_Directions for this task_.
Leave out the pictures, and write out exactly the lines from the beginning of the material to the line holding "const fmt = (v: number)", that line included, and nothing else.

_Information supplied_.
* * * *

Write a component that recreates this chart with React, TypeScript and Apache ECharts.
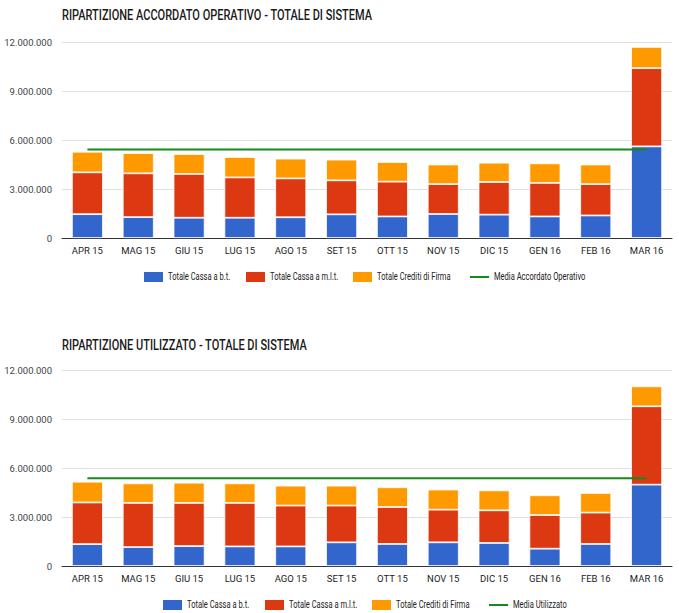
import React, { useEffect, useRef } from "react";
import * as echarts from "echarts";

const categories = ["APR 15", "MAG 15", "GIU 15", "LUG 15", "AGO 15", "SET 15", "OTT 15", "NOV 15", "DIC 15", "GEN 16", "FEB 16", "MAR 16"];

// Chart 1: Accordato Operativo
const accCassaBt = [1460000, 1280000, 1240000, 1240000, 1270000, 1450000, 1320000, 1470000, 1430000, 1320000, 1380000, 5610000];
const accCassaMlt = [2560000, 2680000, 2680000, 2470000, 2380000, 2080000, 2130000, 1830000, 2000000, 2050000, 1920000, 4790000];
const accCrediti = [1260000, 1240000, 1220000, 1250000, 1210000, 1270000, 1200000, 1200000, 1180000, 1200000, 1200000, 1300000];
const accMedia = [5420000, 5420000, 5420000, 5420000, 5420000, 5420000, 5420000, 5420000, 5420000, 5420000, 5420000, 5420000];

// Chart 2: Utilizzato
const utiCassaBt = [1340000, 1160000, 1220000, 1200000, 1200000, 1450000, 1350000, 1450000, 1410000, 1060000, 1350000, 4980000];
const utiCassaMlt = [2550000, 2700000, 2640000, 2660000, 2500000, 2250000, 2260000, 2000000, 2000000, 2060000, 1920000, 4800000];
const utiCrediti = [1270000, 1200000, 1240000, 1200000, 1220000, 1220000, 1210000, 1230000, 1220000, 1210000, 1200000, 1220000];
const utiMedia = [5380000, 5380000, 5380000, 5380000, 5380000, 5380000, 5380000, 5380000, 5380000, 5380000, 5380000, 5380000];

const yTicks = { min: 0, max: 12000000, interval: 3000000 };

const titles = ["RIPARTIZIONE ACCORDATO OPERATIVO - TOTALE DI SISTEMA", "RIPARTIZIONE UTILIZZATO - TOTALE DI SISTEMA"];
const seriesNames = ["Totale Cassa a b.t.", "Totale Cassa a m.l.t.", "Totale Crediti di Firma"];
const mediaNames = ["Media Accordato Operativo", "Media Utilizzato"];

const FONT = "Roboto, 'Noto Sans', sans-serif";
const COLORS = ["#3366cc", "#dc3912", "#ff9900", "#16891c"];

const fmt = (v: number) => String(Math.round(v)).replace(/\B(?=(\d{3})+(?!\d))/g, ".");

export default function App() {
  const ref = useRef<HTMLDivElement>(null);
  useEffect(() => {
    if (!ref.current) return;
    const chart = echarts.init(ref.current, undefined, { renderer: "svg" });
    const gridTops = [42, 370];
    const titleYs = [15, 345];
    const legendYs = [277, 605];
    const legendXs = [
      [144, 246, 353, 470],
      [163, 265, 372, 489],
    ];
    const datasets = [
      [accCassaBt, accCassaMlt, accCrediti, accMedia],
      [utiCassaBt, utiCassaMlt, utiCrediti, utiMedia],
    ];
    const series: any[] = [];
    datasets.forEach((ds, gi) => {
      for (let s = 0; s < 3; s++) {
        series.push({
          type: "bar",
          name: seriesNames[s],
          xAxisIndex: gi,
          yAxisIndex: gi,
          stack: "tot" + gi,
          data: ds[s],
          barCategoryGap: "39%",
          itemStyle: { color: COLORS[s], borderColor: "#ffffff", borderWidth: 0.8 },
        });
      }
      series.push({
        type: "line",
        name: mediaNames[gi],
        xAxisIndex: gi,
        yAxisIndex: gi,
        data: ds[3],
        symbol: "none",
        lineStyle: { color: COLORS[3], width: 2 },
        itemStyle: { color: COLORS[3] },
      });
    });

    const graphics: any[] = [];
    titles.forEach((t, i) => {
      graphics.push({
        type: "text",
        x: 62,
        y: titleYs[i],
        scaleX: 0.71,
        scaleY: 1,
        style: { text: t, fontFamily: FONT, fontSize: 15.5, fontWeight: 500, fill: "#1a1a1a", verticalAlign: "middle", align: "left" },
      });
    });
    [0, 1].forEach((gi) => {
      const names = [seriesNames[0], seriesNames[1], seriesNames[2], mediaNames[gi]];
      names.forEach((name, k) => {
        const x0 = legendXs[gi][k];
        const cy = legendYs[gi];
        if (k < 3) {
          graphics.push({ type: "rect", shape: { x: x0, y: cy - 5, width: 19, height: 10 }, style: { fill: COLORS[k] } });
        } else {
          graphics.push({ type: "line", shape: { x1: x0, y1: cy, x2: x0 + 19, y2: cy }, style: { stroke: COLORS[3], lineWidth: 2 } });
        }
        graphics.push({
          type: "text",
          x: x0 + 24,
          y: cy,
          scaleX: 0.72,
          scaleY: 1,
          style: { text: name, fontFamily: FONT, fontSize: 10.5, fill: "#222222", verticalAlign: "middle", align: "left" },
        });
      });
    });

    chart.setOption({
      animation: false,
      backgroundColor: "#ffffff",
      textStyle: { fontFamily: FONT },
      graphic: graphics,
      grid: gridTops.map((t) => ({ left: 62, right: 7, top: t, height: 196 })),
      xAxis: [0, 1].map((i) => ({
        type: "category",
        gridIndex: i,
        data: categories,
        axisTick: { show: false },
        axisLine: { lineStyle: { color: "#333333", width: 1 } },
        axisLabel: { fontFamily: FONT, fontSize: 9.5, color: "#222222", margin: 7 },
      })),
      yAxis: [0, 1].map((i) => ({
        type: "value",
        gridIndex: i,
        min: yTicks.min,
        max: yTicks.max,
        interval: yTicks.interval,
        axisLabel: { fontFamily: FONT, fontSize: 9.5, color: "#444444", margin: 10, formatter: (v: number) => fmt(v) },
        splitLine: { lineStyle: { color: "#e0e0e0", width: 1 } },
        axisLine: { show: false },
        axisTick: { show: false },
      })),
      series,
    });
    return () => chart.dispose();
  }, []);
  return <div ref={ref} style={{ position: "absolute", left: 0, top: 0, width: 679, height: 613 }} />;
}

* * * *

_Result of the task_.
Write a component that recreates this chart with React, TypeScript and Apache ECharts.
import React, { useEffect, useRef } from "react";
import * as echarts from "echarts";

const categories = ["APR 15", "MAG 15", "GIU 15", "LUG 15", "AGO 15", "SET 15", "OTT 15", "NOV 15", "DIC 15", "GEN 16", "FEB 16", "MAR 16"];

// Chart 1: Accordato Operativo
const accCassaBt = [1460000, 1280000, 1240000, 1240000, 1270000, 1450000, 1320000, 1470000, 1430000, 1320000, 1380000, 5610000];
const accCassaMlt = [2560000, 2680000, 2680000, 2470000, 2380000, 2080000, 2130000, 1830000, 2000000, 2050000, 1920000, 4790000];
const accCrediti = [1260000, 1240000, 1220000, 1250000, 1210000, 1270000, 1200000, 1200000, 1180000, 1200000, 1200000, 1300000];
const accMedia = [5420000, 5420000, 5420000, 5420000, 5420000, 5420000, 5420000, 5420000, 5420000, 5420000, 5420000, 5420000];

// Chart 2: Utilizzato
const utiCassaBt = [1340000, 1160000, 1220000, 1200000, 1200000, 1450000, 1350000, 1450000, 1410000, 1060000, 1350000, 4980000];
const utiCassaMlt = [2550000, 2700000, 2640000, 2660000, 2500000, 2250000, 2260000, 2000000, 2000000, 2060000, 1920000, 4800000];
const utiCrediti = [1270000, 1200000, 1240000, 1200000, 1220000, 1220000, 1210000, 1230000, 1220000, 1210000, 1200000, 1220000];
const utiMedia = [5380000, 5380000, 5380000, 5380000, 5380000, 5380000, 5380000, 5380000, 5380000, 5380000, 5380000, 5380000];

const yTicks = { min: 0, max: 12000000, interval: 3000000 };

const titles = ["RIPARTIZIONE ACCORDATO OPERATIVO - TOTALE DI SISTEMA", "RIPARTIZIONE UTILIZZATO - TOTALE DI SISTEMA"];
const seriesNames = ["Totale Cassa a b.t.", "Totale Cassa a m.l.t.", "Totale Crediti di Firma"];
const mediaNames = ["Media Accordato Operativo", "Media Utilizzato"];

const FONT = "Roboto, 'Noto Sans', sans-serif";
const COLORS = ["#3366cc", "#dc3912", "#ff9900", "#16891c"];

const fmt = (v: number) => String(Math.round(v)).replace(/\B(?=(\d{3})+(?!\d))/g, ".");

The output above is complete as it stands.